----- INPUT ROWS

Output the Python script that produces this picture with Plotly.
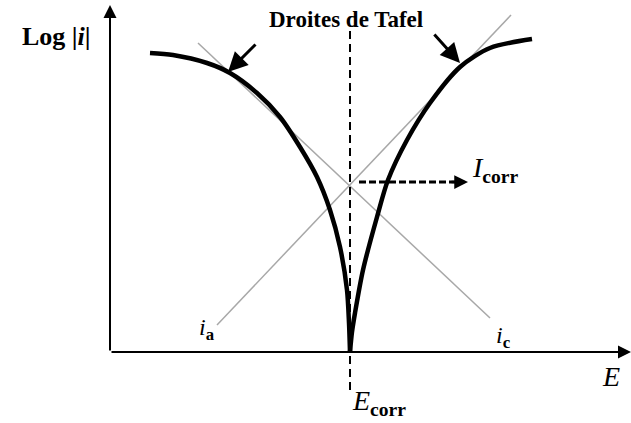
import plotly.graph_objects as go

# schematic Tafel plot, E relative to Ecorr, log|i| relative to the E axis
branch_c_E = [-200, -177, -143, -120, -93, -70, -50, -33, -20, -10, -3, -1, 0]
branch_c_L = [299, 297, 289, 279, 259, 235, 205, 175, 142, 105, 62, 29, 0]
branch_a_E = [0, 2, 5, 13, 27, 38, 57, 80, 110, 140, 182]
branch_a_L = [0, 20, 39, 82, 135, 172, 212, 249, 285, 304, 313]

tafel_c_E = [-152, 140]
tafel_c_L = [309, 34]
tafel_a_E = [-133, 161]
tafel_a_L = [27, 337]

E_corr = 0
L_corr = 170

fig = go.Figure()

fig.add_trace(go.Scatter(x=tafel_c_E, y=tafel_c_L, mode='lines',
                         line=dict(color='#a8a8a8', width=1.5)))
fig.add_trace(go.Scatter(x=tafel_a_E, y=tafel_a_L, mode='lines',
                         line=dict(color='#a8a8a8', width=1.5)))
fig.add_trace(go.Scatter(x=branch_c_E, y=branch_c_L, mode='lines',
                         line=dict(color='black', width=4.5, shape='spline', smoothing=0.8)))
fig.add_trace(go.Scatter(x=branch_a_E, y=branch_a_L, mode='lines',
                         line=dict(color='black', width=4.5, shape='spline', smoothing=0.8)))

# vertical dashed line at Ecorr
fig.add_shape(type='line', x0=E_corr, x1=E_corr, y0=-38, y1=322,
              line=dict(color='black', width=2, dash='8px,5px'))
# dashed arrow towards Icorr
fig.add_shape(type='line', x0=E_corr + 9, x1=E_corr + 108, y0=L_corr, y1=L_corr,
              line=dict(color='black', width=3, dash='7px,3px'))

serif = 'Liberation Serif, Times New Roman, serif'

def arrow(x, y, ax, ay, w=2, size=1.2, head=2):
    fig.add_annotation(x=x, y=y, ax=ax, ay=ay, xref='x', yref='y', axref='x', ayref='y',
                       text='', showarrow=True, arrowhead=head, arrowsize=size,
                       arrowwidth=w, arrowcolor='black')

# axes
arrow(-240, 347, -240, 0, w=2, size=1.3)
arrow(281, 0, -240, 0, w=2, size=1.3)
arrow(E_corr + 118, L_corr, E_corr + 100, L_corr, w=2.5, size=1.1)
# Tafel pointers
arrow(-122, 280, -93, 309, w=3, size=1.3)
arrow(110, 289, 83, 319, w=3, size=1.3)

def label(x, y, t, size, xa='center'):
    fig.add_annotation(x=x, y=y, xref='x', yref='y', text=t, showarrow=False,
                       xanchor=xa, yanchor='middle', font=dict(family=serif, size=size, color='black'))

label(-294, 316, '<b>Log |<i>i</i>|</b>', 26)
label(-4, 333, '<b>Droites de Tafel</b>', 23)
label(120, 183, '<i>I</i><sub><b>corr</b></sub>', 28, xa='left')
label(0, -50, '<i>E</i><sub><b>corr</b></sub>', 28, xa='left')
label(261, -24, '<i>E</i>', 28)
label(-143, 23, '<i>i</i><sub><b>a</b></sub>', 24)
label(153, 15, '<i>i</i><sub><b>c</b></sub>', 24)

fig.update_layout(width=631, height=423, showlegend=False,
                  margin=dict(l=0, r=0, t=0, b=0),
                  paper_bgcolor='white', plot_bgcolor='white',
                  xaxis=dict(range=[-350, 281], visible=False),
                  yaxis=dict(range=[-71, 352], visible=False))

fig.write_html("out.html", config={'displayModeBar': False},
               post_script="document.body.style.margin='0';")
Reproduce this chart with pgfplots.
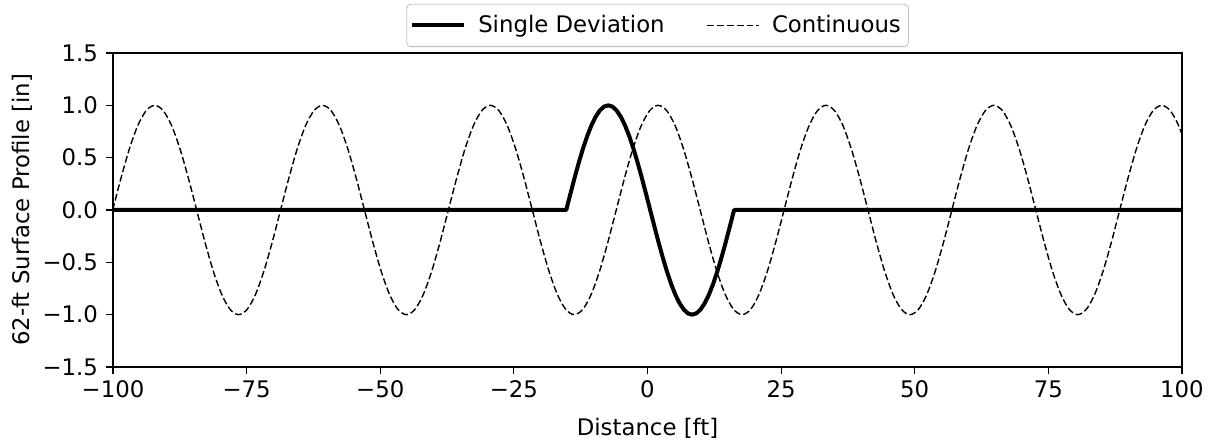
\documentclass[border=0pt]{standalone}
\usepackage{fontspec}
\setmainfont{DejaVu Sans}
\usepackage{pgfplots}
\pgfplotsset{compat=1.18}
\usepackage{pgfplotstable}

\pgfplotstableread{
x y
-100.05 0
-98.48 0.309
-96.91 0.588
-95.34 0.809
-93.77 0.951
-92.20 1
-90.63 0.951
-89.06 0.809
-87.49 0.588
-85.92 0.309
-84.35 0
-82.78 -0.309
-81.21 -0.588
-79.64 -0.809
-78.07 -0.951
-76.50 -1
-74.93 -0.951
-73.36 -0.809
-71.79 -0.588
-70.22 -0.309
-68.65 0
-67.08 0.309
-65.51 0.588
-63.94 0.809
-62.37 0.951
-60.80 1
-59.23 0.951
-57.66 0.809
-56.09 0.588
-54.52 0.309
-52.95 0
-51.38 -0.309
-49.81 -0.588
-48.24 -0.809
-46.67 -0.951
-45.10 -1
-43.53 -0.951
-41.96 -0.809
-40.39 -0.588
-38.82 -0.309
-37.25 0
-35.68 0.309
-34.11 0.588
-32.54 0.809
-30.97 0.951
-29.40 1
-27.83 0.951
-26.26 0.809
-24.69 0.588
-23.12 0.309
-21.55 0
-19.98 -0.309
-18.41 -0.588
-16.84 -0.809
-15.27 -0.951
-13.70 -1
-12.13 -0.951
-10.56 -0.809
-8.99 -0.588
-7.42 -0.309
-5.85 0
-4.28 0.309
-2.71 0.588
-1.14 0.809
0.43 0.951
2.00 1
3.57 0.951
5.14 0.809
6.71 0.588
8.28 0.309
9.85 0
11.42 -0.309
12.99 -0.588
14.56 -0.809
16.13 -0.951
17.70 -1
19.27 -0.951
20.84 -0.809
22.41 -0.588
23.98 -0.309
25.55 0
27.12 0.309
28.69 0.588
30.26 0.809
31.83 0.951
33.40 1
34.97 0.951
36.54 0.809
38.11 0.588
39.68 0.309
41.25 0
42.82 -0.309
44.39 -0.588
45.96 -0.809
47.53 -0.951
49.10 -1
50.67 -0.951
52.24 -0.809
53.81 -0.588
55.38 -0.309
56.95 0
58.52 0.309
60.09 0.588
61.66 0.809
63.23 0.951
64.80 1
66.37 0.951
67.94 0.809
69.51 0.588
71.08 0.309
72.65 0
74.22 -0.309
75.79 -0.588
77.36 -0.809
78.93 -0.951
80.50 -1
82.07 -0.951
83.64 -0.809
85.21 -0.588
86.78 -0.309
88.35 0
89.92 0.309
91.49 0.588
93.06 0.809
94.63 0.951
96.20 1
97.77 0.951
99.34 0.809
100.91 0.588
}\continuous

\pgfplotstableread{
x y
-100 0
-15.200 0
-14.415 0.156
-13.630 0.309
-12.845 0.454
-12.060 0.588
-11.275 0.707
-10.490 0.809
-9.705 0.891
-8.920 0.951
-8.135 0.988
-7.350 1
-6.565 0.988
-5.780 0.951
-4.995 0.891
-4.210 0.809
-3.425 0.707
-2.640 0.588
-1.855 0.454
-1.070 0.309
-0.285 0.156
0.500 0
1.285 -0.156
2.070 -0.309
2.855 -0.454
3.640 -0.588
4.425 -0.707
5.210 -0.809
5.995 -0.891
6.780 -0.951
7.565 -0.988
8.350 -1
9.135 -0.988
9.920 -0.951
10.705 -0.891
11.490 -0.809
12.275 -0.707
13.060 -0.588
13.845 -0.454
14.630 -0.309
15.415 -0.156
16.200 0
100 0
}\single

\begin{document}
\begin{tikzpicture}[font=\fontsize{11.4}{13.5}\selectfont]
\begin{axis}[
  name=main,
  at={(0,0)}, anchor=south west,
  scale only axis,
  width=534.5pt, height=157pt,
  xmin=-100, xmax=100, ymin=-1.5, ymax=1.5,
  xtick={-100,-75,-50,-25,0,25,50,75,100},
  xticklabels={−100,−75,−50,−25,0,25,50,75,100},
  ytick={-1.5,-1,-0.5,0,0.5,1,1.5},
  yticklabels={−1.5,−1.0,−0.5,0.0,0.5,1.0,1.5},
  tick align=outside,
  major tick length=3.5pt,
  tick style={black, line width=0.6pt},
  xtick pos=bottom, ytick pos=left,
  axis line style={line width=0.6pt},
  xlabel={Distance [ft]},
  ylabel={62-ft Surface Profile [in]},
  xlabel style={at={(axis description cs:0.5,-0.194)}, anchor=center},
  ylabel style={at={(axis description cs:-0.0851,0.5)}, anchor=center},
  yticklabel style={xshift=-0.5pt},
  legend columns=2,
  legend style={at={(axis description cs:0.5094,1.019)}, anchor=south,
    draw=black!25, rounded corners=2pt, inner xsep=1.8pt, inner ysep=3.5pt,
    /tikz/every odd column/.append style={column sep=4pt},
    /tikz/every even column/.append style={column sep=19pt}},
  legend image code/.code={\draw[#1] (0pt,0pt) -- (26pt,0pt);},
  clip=true,
]
\addplot[black, line width=2pt, line join=round] table[x=x,y=y] {\single};
\addlegendentry{Single Deviation}
\addplot[black, line width=0.7pt, dash pattern=on 3.4pt off 1.5pt, smooth] table[x=x,y=y] {\continuous};
\addlegendentry{Continuous}
\end{axis}
\pgfresetboundingbox
\path[use as bounding box] (-56.5pt,-37.5pt) rectangle (548.5pt,183.5pt);
\end{tikzpicture}
\end{document}
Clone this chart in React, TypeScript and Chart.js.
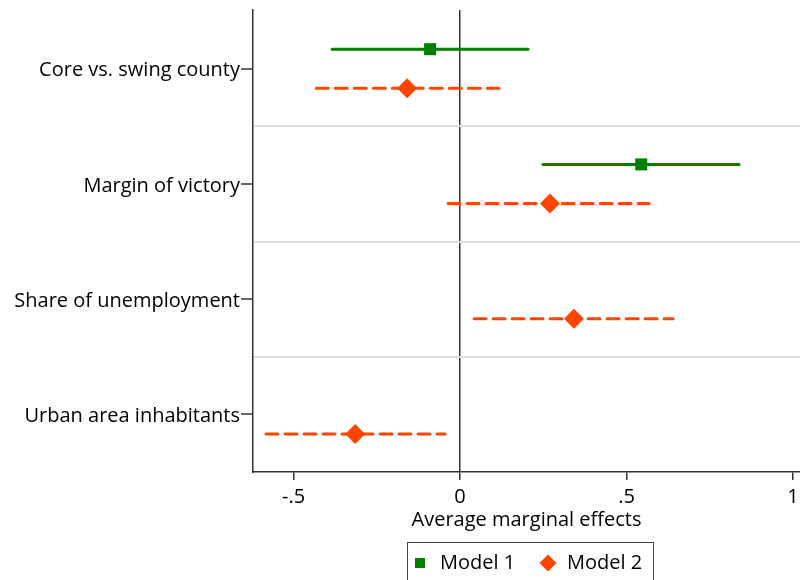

----------

PROBLEM -
Report how many lines of the listing above include the word "this". Say nothing but the number.

TASK OUTPUT -
3